▶ _Task prompt_: Copy out all the lines in the records that include the word "script".

▶ _Records to process_:
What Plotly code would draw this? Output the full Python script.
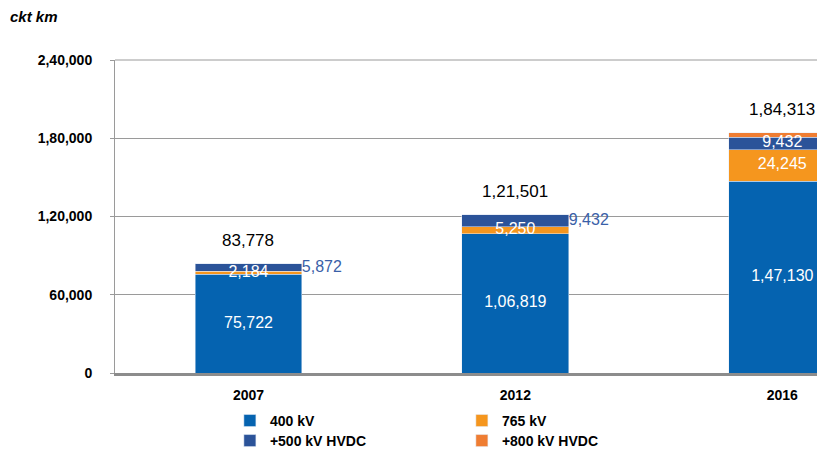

...

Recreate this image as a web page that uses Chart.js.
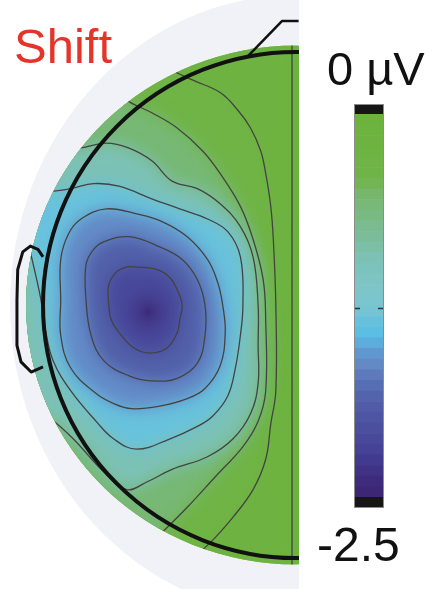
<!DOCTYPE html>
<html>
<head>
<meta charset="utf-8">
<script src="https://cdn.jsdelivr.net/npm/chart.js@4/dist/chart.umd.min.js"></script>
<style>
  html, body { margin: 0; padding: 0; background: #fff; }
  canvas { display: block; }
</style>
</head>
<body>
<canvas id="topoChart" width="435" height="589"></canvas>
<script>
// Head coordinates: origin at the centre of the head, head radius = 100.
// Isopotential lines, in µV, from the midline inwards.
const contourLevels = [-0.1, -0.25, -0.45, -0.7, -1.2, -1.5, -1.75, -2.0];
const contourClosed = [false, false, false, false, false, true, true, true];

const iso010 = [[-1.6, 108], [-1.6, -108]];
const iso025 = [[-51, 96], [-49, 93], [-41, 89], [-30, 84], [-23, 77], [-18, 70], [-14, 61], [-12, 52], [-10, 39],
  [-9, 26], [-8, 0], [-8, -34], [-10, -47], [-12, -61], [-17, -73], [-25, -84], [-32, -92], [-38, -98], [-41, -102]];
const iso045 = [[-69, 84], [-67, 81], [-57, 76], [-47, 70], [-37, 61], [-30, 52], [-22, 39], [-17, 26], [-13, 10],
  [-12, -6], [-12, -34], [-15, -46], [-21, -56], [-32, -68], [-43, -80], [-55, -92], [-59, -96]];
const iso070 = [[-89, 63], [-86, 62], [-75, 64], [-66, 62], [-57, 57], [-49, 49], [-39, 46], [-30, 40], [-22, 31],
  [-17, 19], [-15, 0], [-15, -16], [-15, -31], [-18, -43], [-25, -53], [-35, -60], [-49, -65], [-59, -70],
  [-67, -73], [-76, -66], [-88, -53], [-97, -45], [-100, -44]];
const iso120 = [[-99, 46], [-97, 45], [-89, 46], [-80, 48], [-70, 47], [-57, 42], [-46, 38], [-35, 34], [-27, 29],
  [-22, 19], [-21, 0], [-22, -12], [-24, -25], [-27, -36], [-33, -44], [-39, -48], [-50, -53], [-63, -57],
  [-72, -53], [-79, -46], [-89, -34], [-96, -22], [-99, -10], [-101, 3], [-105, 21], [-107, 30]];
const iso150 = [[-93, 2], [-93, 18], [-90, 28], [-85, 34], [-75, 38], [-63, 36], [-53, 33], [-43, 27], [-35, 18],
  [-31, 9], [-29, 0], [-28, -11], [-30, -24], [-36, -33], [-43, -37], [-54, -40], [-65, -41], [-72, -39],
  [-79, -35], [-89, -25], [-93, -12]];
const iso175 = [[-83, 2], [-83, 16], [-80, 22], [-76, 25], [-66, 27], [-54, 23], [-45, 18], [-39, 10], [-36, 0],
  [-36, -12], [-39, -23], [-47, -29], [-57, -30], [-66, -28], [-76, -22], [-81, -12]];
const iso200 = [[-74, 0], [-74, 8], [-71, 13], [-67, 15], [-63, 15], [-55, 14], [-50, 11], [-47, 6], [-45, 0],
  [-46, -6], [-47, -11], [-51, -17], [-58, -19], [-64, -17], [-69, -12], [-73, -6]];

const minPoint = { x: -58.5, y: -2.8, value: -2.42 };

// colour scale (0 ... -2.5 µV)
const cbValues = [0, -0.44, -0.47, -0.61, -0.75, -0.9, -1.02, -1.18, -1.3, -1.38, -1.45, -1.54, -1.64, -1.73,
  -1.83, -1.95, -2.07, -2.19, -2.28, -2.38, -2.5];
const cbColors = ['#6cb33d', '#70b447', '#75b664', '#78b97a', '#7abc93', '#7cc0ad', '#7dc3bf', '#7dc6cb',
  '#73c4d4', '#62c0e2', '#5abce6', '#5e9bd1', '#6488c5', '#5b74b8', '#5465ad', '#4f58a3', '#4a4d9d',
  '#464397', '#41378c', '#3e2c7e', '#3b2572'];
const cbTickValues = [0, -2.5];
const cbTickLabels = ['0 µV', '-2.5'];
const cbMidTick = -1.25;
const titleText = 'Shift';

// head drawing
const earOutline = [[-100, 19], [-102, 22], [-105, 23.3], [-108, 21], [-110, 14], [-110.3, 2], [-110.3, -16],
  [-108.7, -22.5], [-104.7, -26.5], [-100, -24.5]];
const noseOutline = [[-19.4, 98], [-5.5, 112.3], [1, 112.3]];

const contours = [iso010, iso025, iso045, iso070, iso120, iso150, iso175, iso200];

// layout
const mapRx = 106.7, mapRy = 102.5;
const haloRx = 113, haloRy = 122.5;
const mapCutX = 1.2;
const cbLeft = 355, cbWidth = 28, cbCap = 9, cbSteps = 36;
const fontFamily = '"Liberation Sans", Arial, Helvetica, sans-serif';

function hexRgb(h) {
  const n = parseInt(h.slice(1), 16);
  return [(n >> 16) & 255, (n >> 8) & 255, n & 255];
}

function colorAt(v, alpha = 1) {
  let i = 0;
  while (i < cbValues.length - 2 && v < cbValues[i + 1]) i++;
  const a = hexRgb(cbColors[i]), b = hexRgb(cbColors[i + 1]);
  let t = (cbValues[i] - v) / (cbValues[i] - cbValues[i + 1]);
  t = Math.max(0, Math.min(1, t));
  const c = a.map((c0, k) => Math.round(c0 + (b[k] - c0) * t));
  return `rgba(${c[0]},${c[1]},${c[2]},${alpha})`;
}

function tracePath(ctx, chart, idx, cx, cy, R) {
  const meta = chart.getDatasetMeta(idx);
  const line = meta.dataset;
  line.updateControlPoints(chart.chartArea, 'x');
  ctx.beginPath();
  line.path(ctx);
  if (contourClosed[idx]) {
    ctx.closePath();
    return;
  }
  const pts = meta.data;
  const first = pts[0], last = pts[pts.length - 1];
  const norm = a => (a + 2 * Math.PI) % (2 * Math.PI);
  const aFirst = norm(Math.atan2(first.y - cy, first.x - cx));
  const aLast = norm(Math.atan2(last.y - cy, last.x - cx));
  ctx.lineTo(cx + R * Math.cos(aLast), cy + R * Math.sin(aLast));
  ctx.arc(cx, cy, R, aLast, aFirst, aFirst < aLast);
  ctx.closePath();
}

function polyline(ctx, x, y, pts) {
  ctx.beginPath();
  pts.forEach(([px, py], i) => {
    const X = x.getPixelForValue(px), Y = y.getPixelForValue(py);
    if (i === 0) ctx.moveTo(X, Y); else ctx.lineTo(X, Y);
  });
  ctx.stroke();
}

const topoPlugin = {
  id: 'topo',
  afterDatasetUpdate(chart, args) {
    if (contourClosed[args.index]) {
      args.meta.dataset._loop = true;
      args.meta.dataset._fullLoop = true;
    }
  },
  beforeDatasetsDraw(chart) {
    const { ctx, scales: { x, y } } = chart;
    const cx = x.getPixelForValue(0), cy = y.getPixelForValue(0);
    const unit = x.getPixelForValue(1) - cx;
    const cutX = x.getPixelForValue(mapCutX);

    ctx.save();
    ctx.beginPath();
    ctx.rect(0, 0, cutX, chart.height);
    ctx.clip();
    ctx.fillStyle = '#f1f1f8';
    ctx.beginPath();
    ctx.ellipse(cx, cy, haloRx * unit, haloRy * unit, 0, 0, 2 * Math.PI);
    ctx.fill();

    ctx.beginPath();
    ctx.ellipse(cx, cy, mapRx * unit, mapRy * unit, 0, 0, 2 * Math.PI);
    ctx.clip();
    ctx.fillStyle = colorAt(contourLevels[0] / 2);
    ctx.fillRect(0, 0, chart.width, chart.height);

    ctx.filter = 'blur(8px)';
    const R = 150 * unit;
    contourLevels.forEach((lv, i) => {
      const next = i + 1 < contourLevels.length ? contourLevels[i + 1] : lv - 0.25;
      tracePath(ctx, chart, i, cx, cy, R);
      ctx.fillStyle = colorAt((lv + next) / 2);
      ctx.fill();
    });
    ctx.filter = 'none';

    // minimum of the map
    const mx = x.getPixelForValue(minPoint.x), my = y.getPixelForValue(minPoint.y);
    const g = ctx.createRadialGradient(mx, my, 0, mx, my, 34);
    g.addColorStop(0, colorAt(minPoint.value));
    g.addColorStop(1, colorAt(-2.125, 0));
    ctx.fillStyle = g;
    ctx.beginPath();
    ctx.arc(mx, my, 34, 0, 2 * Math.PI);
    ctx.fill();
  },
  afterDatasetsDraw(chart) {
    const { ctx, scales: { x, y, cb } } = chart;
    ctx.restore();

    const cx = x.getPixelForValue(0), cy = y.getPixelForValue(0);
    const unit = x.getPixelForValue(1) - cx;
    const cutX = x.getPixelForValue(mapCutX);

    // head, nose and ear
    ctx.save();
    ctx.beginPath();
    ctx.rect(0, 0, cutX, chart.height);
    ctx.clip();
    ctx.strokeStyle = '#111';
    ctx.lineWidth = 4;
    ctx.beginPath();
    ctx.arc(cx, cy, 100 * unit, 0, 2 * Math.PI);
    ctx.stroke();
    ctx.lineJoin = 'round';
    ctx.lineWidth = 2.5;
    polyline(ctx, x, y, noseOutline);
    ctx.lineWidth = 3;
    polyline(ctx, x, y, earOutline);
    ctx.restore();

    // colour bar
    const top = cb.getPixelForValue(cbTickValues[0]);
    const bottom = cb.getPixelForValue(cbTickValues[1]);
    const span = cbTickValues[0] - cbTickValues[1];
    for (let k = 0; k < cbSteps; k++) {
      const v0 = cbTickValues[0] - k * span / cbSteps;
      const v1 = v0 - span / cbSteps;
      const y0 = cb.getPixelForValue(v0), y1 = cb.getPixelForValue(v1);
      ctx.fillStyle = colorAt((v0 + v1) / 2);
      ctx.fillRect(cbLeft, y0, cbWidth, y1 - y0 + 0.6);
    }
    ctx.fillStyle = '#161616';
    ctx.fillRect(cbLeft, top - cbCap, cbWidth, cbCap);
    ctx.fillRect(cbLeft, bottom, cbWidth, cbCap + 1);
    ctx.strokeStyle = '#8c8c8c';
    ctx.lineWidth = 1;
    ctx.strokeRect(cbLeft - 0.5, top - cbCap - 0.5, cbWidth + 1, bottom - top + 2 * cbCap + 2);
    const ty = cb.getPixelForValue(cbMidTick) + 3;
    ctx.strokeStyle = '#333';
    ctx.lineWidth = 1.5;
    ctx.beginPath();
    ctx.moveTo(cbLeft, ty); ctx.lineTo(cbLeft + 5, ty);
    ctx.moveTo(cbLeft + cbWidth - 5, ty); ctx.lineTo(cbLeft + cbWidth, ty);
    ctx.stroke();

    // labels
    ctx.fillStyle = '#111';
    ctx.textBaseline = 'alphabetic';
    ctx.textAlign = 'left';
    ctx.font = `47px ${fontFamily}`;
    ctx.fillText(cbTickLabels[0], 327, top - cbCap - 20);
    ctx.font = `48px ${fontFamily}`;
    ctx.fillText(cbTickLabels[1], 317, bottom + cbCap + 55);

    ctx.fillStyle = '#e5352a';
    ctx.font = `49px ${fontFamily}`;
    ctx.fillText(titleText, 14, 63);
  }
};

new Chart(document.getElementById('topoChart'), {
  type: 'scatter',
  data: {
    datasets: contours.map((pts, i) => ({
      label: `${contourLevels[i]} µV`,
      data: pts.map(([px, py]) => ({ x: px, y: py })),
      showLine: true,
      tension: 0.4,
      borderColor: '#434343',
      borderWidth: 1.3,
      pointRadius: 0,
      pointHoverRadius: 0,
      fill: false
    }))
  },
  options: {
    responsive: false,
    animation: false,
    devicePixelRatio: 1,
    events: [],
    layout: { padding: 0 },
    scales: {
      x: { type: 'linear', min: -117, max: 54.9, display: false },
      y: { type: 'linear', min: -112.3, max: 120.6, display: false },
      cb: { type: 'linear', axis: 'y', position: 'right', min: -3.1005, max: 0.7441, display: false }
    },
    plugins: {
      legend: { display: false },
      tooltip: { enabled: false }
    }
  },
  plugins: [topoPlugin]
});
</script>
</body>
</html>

▶ _The completed task_:
What Plotly code would draw this? Output the full Python script.
<script src="https://cdn.jsdelivr.net/npm/chart.js@4/dist/chart.umd.min.js"></script>
<script>
</script>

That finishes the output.